Begin THE RECORDS

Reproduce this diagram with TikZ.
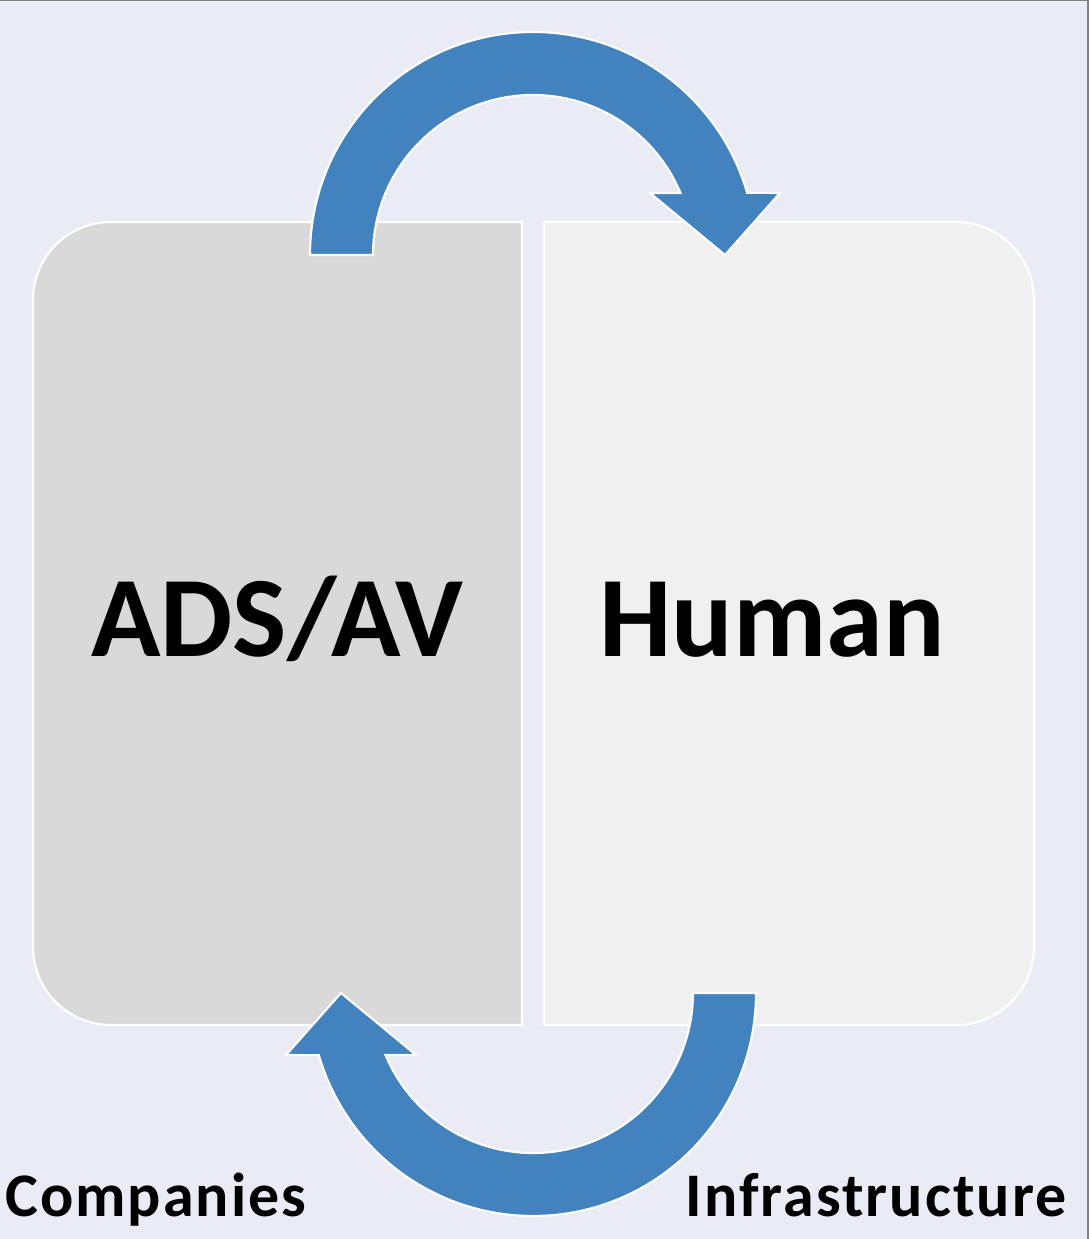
\documentclass[tikz,border=0pt]{standalone}
\usepackage{fontspec}
\setmainfont{Carlito}
\newfontfamily\sidefont[LetterSpace=3.3]{Carlito}
\definecolor{pagebg}{HTML}{E9ECF5}
\definecolor{leftfill}{HTML}{D9D9D9}
\definecolor{rightfill}{HTML}{F0F0F0}
\definecolor{arrowblue}{HTML}{4282BE}
\definecolor{framegray}{HTML}{808080}
\begin{document}
\begin{tikzpicture}[x=0.75pt,y=0.75pt,
  panel/.style={draw=white,line width=1.6pt},
  cyclearrow/.style={fill=arrowblue,draw=white,line width=1.6pt,line join=miter},
  bigtext/.style={font=\bfseries\fontsize{86}{90}\selectfont,inner sep=0pt,anchor=base},
  sidetext/.style={font=\sidefont\bfseries\fontsize{46.5}{50}\selectfont,inner sep=0pt}]
\useasboundingbox (0,0) rectangle (1089,1239);
\fill[pagebg] (0,0) rectangle (1089,1239);
\draw[framegray,line width=1.5pt] (0,1238.5) -- (1088.2,1238.5) -- (1088.2,0);

% the two panels, rounded on their outer sides
\draw[panel,fill=leftfill] (522,214) -- (111,214)
  arc[start angle=270,end angle=180,radius=78] -- (33,939)
  arc[start angle=180,end angle=90,radius=78] -- (522,1017) -- cycle;
\draw[panel,fill=rightfill] (544,214) -- (956,214)
  arc[start angle=-90,end angle=0,radius=78] -- (1034,939)
  arc[start angle=0,end angle=90,radius=78] -- (544,1017) -- cycle;

\node[bigtext] (ads) at (277,582) {ADS/AV};
\node[bigtext] (human) at (772,582) {Human};

% circular arrow over the top, and its copy turned half a turn below
\newcommand{\loopshape}{(310,984) arc[start angle=180,end angle=16.2,radius=223]
  -- (780,1046) -- (725,984) -- (650,1046) -- (680.5,1046)
  arc[start angle=22.8,end angle=180,radius=160] -- cycle}
\draw[cyclearrow] \loopshape;
\begin{scope}[rotate around={180:(533,615)}]
\draw[cyclearrow] \loopshape;
\end{scope}

\node[sidetext,anchor=base west] (companies) at (5,22) {Companies};
\node[sidetext,anchor=base east] (infra) at (1067,22) {Infrastructure};
\end{tikzpicture}
\end{document}
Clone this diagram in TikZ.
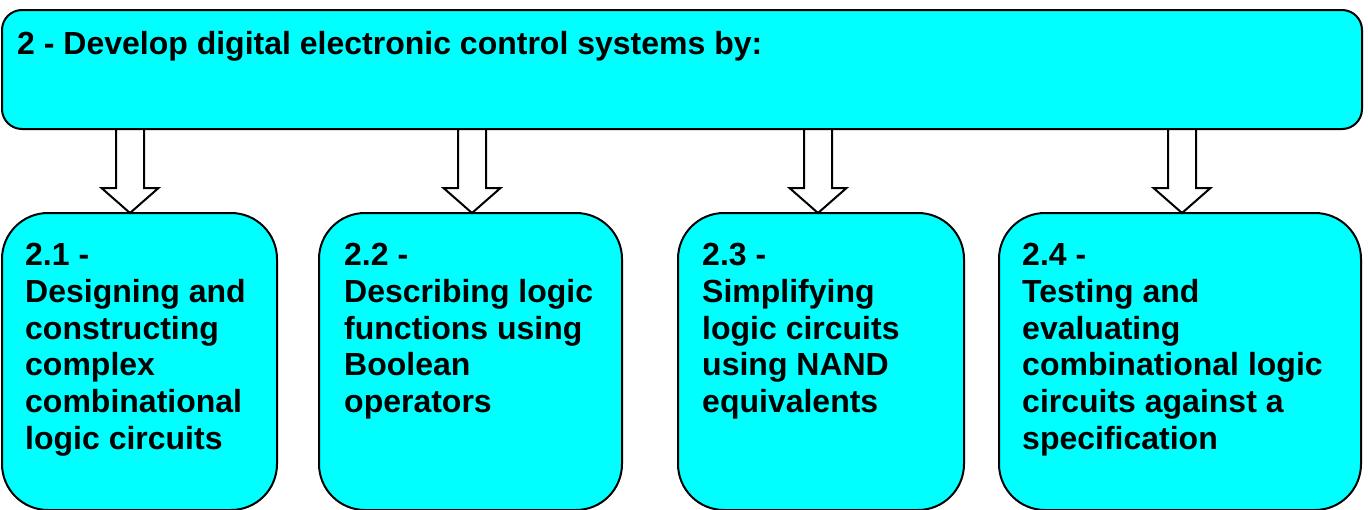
\documentclass[tikz,border=0pt]{standalone}
\usepackage{fontspec}
\setmainfont{Liberation Sans}
\usetikzlibrary{calc,positioning}
\definecolor{aimcyan}{RGB}{0,255,255}

\begin{document}
\begin{tikzpicture}[x=1pt,y=-1pt,
  box/.style={draw,line width=2pt,fill=aimcyan,rounded corners=#1,inner sep=0pt,outer sep=0pt},
  lbl/.style={anchor=north west,align=left,inner sep=0pt,font=\bfseries\fontsize{32}{36.8}\selectfont},
  blockarr/.style={draw,line width=2pt,fill=white,line join=miter}]
  \useasboundingbox (0,0) rectangle (1368,509);
  % main aim across the top
  \node[box=20pt,anchor=north west,minimum width=1360pt,minimum height=119pt] (top) at (2,10) {};
  \node[lbl] (title) at ([xshift=15pt,yshift=-21pt]top.north west) {2 - Develop digital electronic control systems by:};
  % the four sub-aims
  \node[box=46pt,anchor=north west,minimum width=275pt,minimum height=297pt] (b1) at (2,213) {};
  \node[box=46pt,minimum width=303pt,minimum height=297pt,right=42pt of b1] (b2) {};
  \node[box=46pt,minimum width=286pt,minimum height=297pt,right=56pt of b2] (b3) {};
  \node[box=46pt,minimum width=362pt,minimum height=297pt,right=35pt of b3] (b4) {};
  \node[lbl] (t1) at ([xshift=23pt,yshift=-30pt]b1.north west) {2.1 -\\Designing and\\constructing\\complex\\combinational\\logic circuits};
  \node[lbl] (t2) at ([xshift=25pt,yshift=-30pt]b2.north west) {2.2 -\\Describing logic\\functions using\\Boolean\\operators};
  \node[lbl] (t3) at ([xshift=24pt,yshift=-30pt]b3.north west) {2.3 -\\Simplifying\\logic circuits\\using NAND\\equivalents};
  \node[lbl] (t4) at ([xshift=23pt,yshift=-30pt]b4.north west) {2.4 -\\Testing and\\evaluating\\combinational logic\\circuits against a\\specification};
  % hollow block arrows down to each box
  \foreach \b/\dx in {b1/-9.5,b2/1.5,b3/-3,b4/2}
    \draw[blockarr] let \p1=(top.south), \p2=([xshift=\dx pt]\b.north) in
      (\x2-14pt,\y1) -- (\x2-14pt,\y2+25pt) -- (\x2-28.5pt,\y2+25pt) -- (\p2)
      -- (\x2+28.5pt,\y2+25pt) -- (\x2+14pt,\y2+25pt) -- (\x2+14pt,\y1) -- cycle;
\end{tikzpicture}
\end{document}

End THE RECORDS

Each record above is to be restated exactly, with its pictures removed from the copy.

Reproduce this diagram with TikZ.
\documentclass[tikz,border=0pt]{standalone}
\usepackage{fontspec}
\setmainfont{Carlito}
\newfontfamily\sidefont[LetterSpace=3.3]{Carlito}
\definecolor{pagebg}{HTML}{E9ECF5}
\definecolor{leftfill}{HTML}{D9D9D9}
\definecolor{rightfill}{HTML}{F0F0F0}
\definecolor{arrowblue}{HTML}{4282BE}
\definecolor{framegray}{HTML}{808080}
\begin{document}
\begin{tikzpicture}[x=0.75pt,y=0.75pt,
  panel/.style={draw=white,line width=1.6pt},
  cyclearrow/.style={fill=arrowblue,draw=white,line width=1.6pt,line join=miter},
  bigtext/.style={font=\bfseries\fontsize{86}{90}\selectfont,inner sep=0pt,anchor=base},
  sidetext/.style={font=\sidefont\bfseries\fontsize{46.5}{50}\selectfont,inner sep=0pt}]
\useasboundingbox (0,0) rectangle (1089,1239);
\fill[pagebg] (0,0) rectangle (1089,1239);
\draw[framegray,line width=1.5pt] (0,1238.5) -- (1088.2,1238.5) -- (1088.2,0);

% the two panels, rounded on their outer sides
\draw[panel,fill=leftfill] (522,214) -- (111,214)
  arc[start angle=270,end angle=180,radius=78] -- (33,939)
  arc[start angle=180,end angle=90,radius=78] -- (522,1017) -- cycle;
\draw[panel,fill=rightfill] (544,214) -- (956,214)
  arc[start angle=-90,end angle=0,radius=78] -- (1034,939)
  arc[start angle=0,end angle=90,radius=78] -- (544,1017) -- cycle;

\node[bigtext] (ads) at (277,582) {ADS/AV};
\node[bigtext] (human) at (772,582) {Human};

% circular arrow over the top, and its copy turned half a turn below
\newcommand{\loopshape}{(310,984) arc[start angle=180,end angle=16.2,radius=223]
  -- (780,1046) -- (725,984) -- (650,1046) -- (680.5,1046)
  arc[start angle=22.8,end angle=180,radius=160] -- cycle}
\draw[cyclearrow] \loopshape;
\begin{scope}[rotate around={180:(533,615)}]
\draw[cyclearrow] \loopshape;
\end{scope}

\node[sidetext,anchor=base west] (companies) at (5,22) {Companies};
\node[sidetext,anchor=base east] (infra) at (1067,22) {Infrastructure};
\end{tikzpicture}
\end{document}
Clone this diagram in TikZ.
\documentclass[tikz,border=0pt]{standalone}
\usepackage{fontspec}
\setmainfont{Liberation Sans}
\usetikzlibrary{calc,positioning}
\definecolor{aimcyan}{RGB}{0,255,255}

\begin{document}
\begin{tikzpicture}[x=1pt,y=-1pt,
  box/.style={draw,line width=2pt,fill=aimcyan,rounded corners=#1,inner sep=0pt,outer sep=0pt},
  lbl/.style={anchor=north west,align=left,inner sep=0pt,font=\bfseries\fontsize{32}{36.8}\selectfont},
  blockarr/.style={draw,line width=2pt,fill=white,line join=miter}]
  \useasboundingbox (0,0) rectangle (1368,509);
  % main aim across the top
  \node[box=20pt,anchor=north west,minimum width=1360pt,minimum height=119pt] (top) at (2,10) {};
  \node[lbl] (title) at ([xshift=15pt,yshift=-21pt]top.north west) {2 - Develop digital electronic control systems by:};
  % the four sub-aims
  \node[box=46pt,anchor=north west,minimum width=275pt,minimum height=297pt] (b1) at (2,213) {};
  \node[box=46pt,minimum width=303pt,minimum height=297pt,right=42pt of b1] (b2) {};
  \node[box=46pt,minimum width=286pt,minimum height=297pt,right=56pt of b2] (b3) {};
  \node[box=46pt,minimum width=362pt,minimum height=297pt,right=35pt of b3] (b4) {};
  \node[lbl] (t1) at ([xshift=23pt,yshift=-30pt]b1.north west) {2.1 -\\Designing and\\constructing\\complex\\combinational\\logic circuits};
  \node[lbl] (t2) at ([xshift=25pt,yshift=-30pt]b2.north west) {2.2 -\\Describing logic\\functions using\\Boolean\\operators};
  \node[lbl] (t3) at ([xshift=24pt,yshift=-30pt]b3.north west) {2.3 -\\Simplifying\\logic circuits\\using NAND\\equivalents};
  \node[lbl] (t4) at ([xshift=23pt,yshift=-30pt]b4.north west) {2.4 -\\Testing and\\evaluating\\combinational logic\\circuits against a\\specification};
  % hollow block arrows down to each box
  \foreach \b/\dx in {b1/-9.5,b2/1.5,b3/-3,b4/2}
    \draw[blockarr] let \p1=(top.south), \p2=([xshift=\dx pt]\b.north) in
      (\x2-14pt,\y1) -- (\x2-14pt,\y2+25pt) -- (\x2-28.5pt,\y2+25pt) -- (\p2)
      -- (\x2+28.5pt,\y2+25pt) -- (\x2+14pt,\y2+25pt) -- (\x2+14pt,\y1) -- cycle;
\end{tikzpicture}
\end{document}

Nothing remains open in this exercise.